**The exercise:** Copy all of the material word for word, except for the pictures.

□ □ □ □ □ □ □

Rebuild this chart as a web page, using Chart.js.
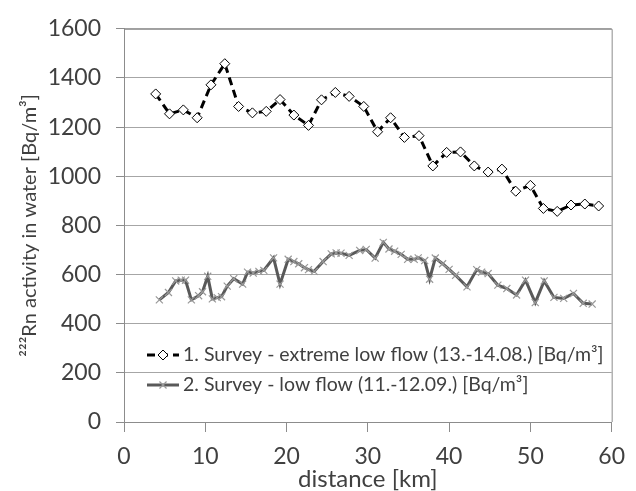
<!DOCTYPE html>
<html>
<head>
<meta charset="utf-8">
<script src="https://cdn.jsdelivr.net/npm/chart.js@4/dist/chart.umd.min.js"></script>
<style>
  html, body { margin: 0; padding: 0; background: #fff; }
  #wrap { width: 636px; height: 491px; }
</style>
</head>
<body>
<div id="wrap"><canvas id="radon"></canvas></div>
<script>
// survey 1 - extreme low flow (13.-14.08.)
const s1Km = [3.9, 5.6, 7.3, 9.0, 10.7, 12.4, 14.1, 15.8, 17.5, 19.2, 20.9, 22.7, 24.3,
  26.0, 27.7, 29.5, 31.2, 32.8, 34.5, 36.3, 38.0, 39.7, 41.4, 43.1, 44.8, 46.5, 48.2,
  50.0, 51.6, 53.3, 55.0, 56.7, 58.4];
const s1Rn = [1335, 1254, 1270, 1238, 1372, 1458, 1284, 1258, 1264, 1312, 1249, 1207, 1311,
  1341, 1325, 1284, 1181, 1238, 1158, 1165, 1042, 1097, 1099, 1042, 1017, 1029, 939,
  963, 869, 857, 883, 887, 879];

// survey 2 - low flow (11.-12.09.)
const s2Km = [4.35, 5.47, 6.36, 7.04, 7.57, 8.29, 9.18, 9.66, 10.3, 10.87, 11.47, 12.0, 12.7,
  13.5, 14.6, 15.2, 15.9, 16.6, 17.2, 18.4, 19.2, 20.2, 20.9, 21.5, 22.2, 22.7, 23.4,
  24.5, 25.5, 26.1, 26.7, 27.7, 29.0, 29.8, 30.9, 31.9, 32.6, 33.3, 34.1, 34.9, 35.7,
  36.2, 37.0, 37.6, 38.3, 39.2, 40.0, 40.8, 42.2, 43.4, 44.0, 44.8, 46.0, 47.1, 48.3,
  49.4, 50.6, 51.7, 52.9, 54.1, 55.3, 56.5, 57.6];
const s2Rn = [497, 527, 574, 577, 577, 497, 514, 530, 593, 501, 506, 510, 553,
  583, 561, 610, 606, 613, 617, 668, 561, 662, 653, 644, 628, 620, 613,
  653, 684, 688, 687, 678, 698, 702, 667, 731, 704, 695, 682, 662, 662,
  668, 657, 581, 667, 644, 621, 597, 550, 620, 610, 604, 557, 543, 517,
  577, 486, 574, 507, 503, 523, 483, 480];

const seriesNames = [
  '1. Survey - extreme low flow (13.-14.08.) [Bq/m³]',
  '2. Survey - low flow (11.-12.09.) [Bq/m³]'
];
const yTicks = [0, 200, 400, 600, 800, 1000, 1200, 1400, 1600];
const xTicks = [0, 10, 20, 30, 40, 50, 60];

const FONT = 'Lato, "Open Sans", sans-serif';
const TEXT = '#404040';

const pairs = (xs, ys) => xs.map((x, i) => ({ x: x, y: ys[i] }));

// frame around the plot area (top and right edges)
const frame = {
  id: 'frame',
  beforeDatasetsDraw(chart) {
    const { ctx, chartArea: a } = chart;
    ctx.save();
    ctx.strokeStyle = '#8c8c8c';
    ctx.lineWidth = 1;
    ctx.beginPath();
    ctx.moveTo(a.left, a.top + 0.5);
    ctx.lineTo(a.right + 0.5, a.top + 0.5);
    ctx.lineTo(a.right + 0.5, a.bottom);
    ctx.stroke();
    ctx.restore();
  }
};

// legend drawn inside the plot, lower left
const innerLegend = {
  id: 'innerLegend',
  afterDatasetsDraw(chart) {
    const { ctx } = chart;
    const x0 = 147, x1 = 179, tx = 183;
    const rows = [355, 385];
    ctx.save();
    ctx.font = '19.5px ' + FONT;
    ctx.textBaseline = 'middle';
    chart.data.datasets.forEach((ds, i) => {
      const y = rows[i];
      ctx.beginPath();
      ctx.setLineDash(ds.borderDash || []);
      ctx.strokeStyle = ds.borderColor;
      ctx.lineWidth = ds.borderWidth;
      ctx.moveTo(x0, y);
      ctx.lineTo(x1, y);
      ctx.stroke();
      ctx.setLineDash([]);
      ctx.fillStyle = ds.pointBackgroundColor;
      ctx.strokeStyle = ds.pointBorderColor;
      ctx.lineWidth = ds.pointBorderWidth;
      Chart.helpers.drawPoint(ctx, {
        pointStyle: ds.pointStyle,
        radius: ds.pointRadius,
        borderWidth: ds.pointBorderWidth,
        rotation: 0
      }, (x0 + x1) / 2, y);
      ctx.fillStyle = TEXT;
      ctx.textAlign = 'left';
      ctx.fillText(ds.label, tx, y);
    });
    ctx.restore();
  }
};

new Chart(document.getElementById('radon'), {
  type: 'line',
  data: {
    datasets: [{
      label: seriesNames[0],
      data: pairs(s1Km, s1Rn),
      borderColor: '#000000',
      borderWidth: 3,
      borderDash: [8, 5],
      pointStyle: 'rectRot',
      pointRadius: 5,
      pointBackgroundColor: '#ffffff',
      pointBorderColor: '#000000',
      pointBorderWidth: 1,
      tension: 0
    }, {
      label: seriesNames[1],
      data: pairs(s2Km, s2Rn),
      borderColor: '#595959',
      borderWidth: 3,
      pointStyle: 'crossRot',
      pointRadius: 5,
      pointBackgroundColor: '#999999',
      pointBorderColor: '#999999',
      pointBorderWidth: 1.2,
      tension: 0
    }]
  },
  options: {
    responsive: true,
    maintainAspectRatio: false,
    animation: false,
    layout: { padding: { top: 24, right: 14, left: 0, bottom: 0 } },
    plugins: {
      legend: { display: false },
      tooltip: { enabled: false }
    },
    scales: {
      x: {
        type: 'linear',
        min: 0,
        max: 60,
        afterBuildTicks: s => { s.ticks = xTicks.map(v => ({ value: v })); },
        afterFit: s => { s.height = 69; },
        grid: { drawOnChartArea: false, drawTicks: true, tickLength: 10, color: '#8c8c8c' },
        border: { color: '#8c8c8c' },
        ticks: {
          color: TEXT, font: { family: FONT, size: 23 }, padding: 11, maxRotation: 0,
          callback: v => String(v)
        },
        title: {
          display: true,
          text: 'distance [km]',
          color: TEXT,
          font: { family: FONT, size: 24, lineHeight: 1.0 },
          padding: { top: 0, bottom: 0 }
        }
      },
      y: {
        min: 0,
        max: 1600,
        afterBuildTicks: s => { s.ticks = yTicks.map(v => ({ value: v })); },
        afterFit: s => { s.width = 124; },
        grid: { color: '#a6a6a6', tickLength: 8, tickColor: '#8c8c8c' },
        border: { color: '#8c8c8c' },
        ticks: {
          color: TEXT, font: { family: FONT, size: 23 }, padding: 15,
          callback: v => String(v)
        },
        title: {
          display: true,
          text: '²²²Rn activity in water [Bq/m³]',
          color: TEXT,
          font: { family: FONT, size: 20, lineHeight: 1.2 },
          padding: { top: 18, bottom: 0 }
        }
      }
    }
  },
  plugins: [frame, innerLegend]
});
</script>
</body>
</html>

□ □ □ □ □ □ □

**Correct result:**
Rebuild this chart as a web page, using Chart.js.
<!DOCTYPE html>
<html>
<head>
<meta charset="utf-8">
<script src="https://cdn.jsdelivr.net/npm/chart.js@4/dist/chart.umd.min.js"></script>
<style>
  html, body { margin: 0; padding: 0; background: #fff; }
  #wrap { width: 636px; height: 491px; }
</style>
</head>
<body>
<div id="wrap"><canvas id="radon"></canvas></div>
<script>
// survey 1 - extreme low flow (13.-14.08.)
const s1Km = [3.9, 5.6, 7.3, 9.0, 10.7, 12.4, 14.1, 15.8, 17.5, 19.2, 20.9, 22.7, 24.3,
  26.0, 27.7, 29.5, 31.2, 32.8, 34.5, 36.3, 38.0, 39.7, 41.4, 43.1, 44.8, 46.5, 48.2,
  50.0, 51.6, 53.3, 55.0, 56.7, 58.4];
const s1Rn = [1335, 1254, 1270, 1238, 1372, 1458, 1284, 1258, 1264, 1312, 1249, 1207, 1311,
  1341, 1325, 1284, 1181, 1238, 1158, 1165, 1042, 1097, 1099, 1042, 1017, 1029, 939,
  963, 869, 857, 883, 887, 879];

// survey 2 - low flow (11.-12.09.)
const s2Km = [4.35, 5.47, 6.36, 7.04, 7.57, 8.29, 9.18, 9.66, 10.3, 10.87, 11.47, 12.0, 12.7,
  13.5, 14.6, 15.2, 15.9, 16.6, 17.2, 18.4, 19.2, 20.2, 20.9, 21.5, 22.2, 22.7, 23.4,
  24.5, 25.5, 26.1, 26.7, 27.7, 29.0, 29.8, 30.9, 31.9, 32.6, 33.3, 34.1, 34.9, 35.7,
  36.2, 37.0, 37.6, 38.3, 39.2, 40.0, 40.8, 42.2, 43.4, 44.0, 44.8, 46.0, 47.1, 48.3,
  49.4, 50.6, 51.7, 52.9, 54.1, 55.3, 56.5, 57.6];
const s2Rn = [497, 527, 574, 577, 577, 497, 514, 530, 593, 501, 506, 510, 553,
  583, 561, 610, 606, 613, 617, 668, 561, 662, 653, 644, 628, 620, 613,
  653, 684, 688, 687, 678, 698, 702, 667, 731, 704, 695, 682, 662, 662,
  668, 657, 581, 667, 644, 621, 597, 550, 620, 610, 604, 557, 543, 517,
  577, 486, 574, 507, 503, 523, 483, 480];

const seriesNames = [
  '1. Survey - extreme low flow (13.-14.08.) [Bq/m³]',
  '2. Survey - low flow (11.-12.09.) [Bq/m³]'
];
const yTicks = [0, 200, 400, 600, 800, 1000, 1200, 1400, 1600];
const xTicks = [0, 10, 20, 30, 40, 50, 60];

const FONT = 'Lato, "Open Sans", sans-serif';
const TEXT = '#404040';

const pairs = (xs, ys) => xs.map((x, i) => ({ x: x, y: ys[i] }));

// frame around the plot area (top and right edges)
const frame = {
  id: 'frame',
  beforeDatasetsDraw(chart) {
    const { ctx, chartArea: a } = chart;
    ctx.save();
    ctx.strokeStyle = '#8c8c8c';
    ctx.lineWidth = 1;
    ctx.beginPath();
    ctx.moveTo(a.left, a.top + 0.5);
    ctx.lineTo(a.right + 0.5, a.top + 0.5);
    ctx.lineTo(a.right + 0.5, a.bottom);
    ctx.stroke();
    ctx.restore();
  }
};

// legend drawn inside the plot, lower left
const innerLegend = {
  id: 'innerLegend',
  afterDatasetsDraw(chart) {
    const { ctx } = chart;
    const x0 = 147, x1 = 179, tx = 183;
    const rows = [355, 385];
    ctx.save();
    ctx.font = '19.5px ' + FONT;
    ctx.textBaseline = 'middle';
    chart.data.datasets.forEach((ds, i) => {
      const y = rows[i];
      ctx.beginPath();
      ctx.setLineDash(ds.borderDash || []);
      ctx.strokeStyle = ds.borderColor;
      ctx.lineWidth = ds.borderWidth;
      ctx.moveTo(x0, y);
      ctx.lineTo(x1, y);
      ctx.stroke();
      ctx.setLineDash([]);
      ctx.fillStyle = ds.pointBackgroundColor;
      ctx.strokeStyle = ds.pointBorderColor;
      ctx.lineWidth = ds.pointBorderWidth;
      Chart.helpers.drawPoint(ctx, {
        pointStyle: ds.pointStyle,
        radius: ds.pointRadius,
        borderWidth: ds.pointBorderWidth,
        rotation: 0
      }, (x0 + x1) / 2, y);
      ctx.fillStyle = TEXT;
      ctx.textAlign = 'left';
      ctx.fillText(ds.label, tx, y);
    });
    ctx.restore();
  }
};

new Chart(document.getElementById('radon'), {
  type: 'line',
  data: {
    datasets: [{
      label: seriesNames[0],
      data: pairs(s1Km, s1Rn),
      borderColor: '#000000',
      borderWidth: 3,
      borderDash: [8, 5],
      pointStyle: 'rectRot',
      pointRadius: 5,
      pointBackgroundColor: '#ffffff',
      pointBorderColor: '#000000',
      pointBorderWidth: 1,
      tension: 0
    }, {
      label: seriesNames[1],
      data: pairs(s2Km, s2Rn),
      borderColor: '#595959',
      borderWidth: 3,
      pointStyle: 'crossRot',
      pointRadius: 5,
      pointBackgroundColor: '#999999',
      pointBorderColor: '#999999',
      pointBorderWidth: 1.2,
      tension: 0
    }]
  },
  options: {
    responsive: true,
    maintainAspectRatio: false,
    animation: false,
    layout: { padding: { top: 24, right: 14, left: 0, bottom: 0 } },
    plugins: {
      legend: { display: false },
      tooltip: { enabled: false }
    },
    scales: {
      x: {
        type: 'linear',
        min: 0,
        max: 60,
        afterBuildTicks: s => { s.ticks = xTicks.map(v => ({ value: v })); },
        afterFit: s => { s.height = 69; },
        grid: { drawOnChartArea: false, drawTicks: true, tickLength: 10, color: '#8c8c8c' },
        border: { color: '#8c8c8c' },
        ticks: {
          color: TEXT, font: { family: FONT, size: 23 }, padding: 11, maxRotation: 0,
          callback: v => String(v)
        },
        title: {
          display: true,
          text: 'distance [km]',
          color: TEXT,
          font: { family: FONT, size: 24, lineHeight: 1.0 },
          padding: { top: 0, bottom: 0 }
        }
      },
      y: {
        min: 0,
        max: 1600,
        afterBuildTicks: s => { s.ticks = yTicks.map(v => ({ value: v })); },
        afterFit: s => { s.width = 124; },
        grid: { color: '#a6a6a6', tickLength: 8, tickColor: '#8c8c8c' },
        border: { color: '#8c8c8c' },
        ticks: {
          color: TEXT, font: { family: FONT, size: 23 }, padding: 15,
          callback: v => String(v)
        },
        title: {
          display: true,
          text: '²²²Rn activity in water [Bq/m³]',
          color: TEXT,
          font: { family: FONT, size: 20, lineHeight: 1.2 },
          padding: { top: 18, bottom: 0 }
        }
      }
    }
  },
  plugins: [frame, innerLegend]
});
</script>
</body>
</html>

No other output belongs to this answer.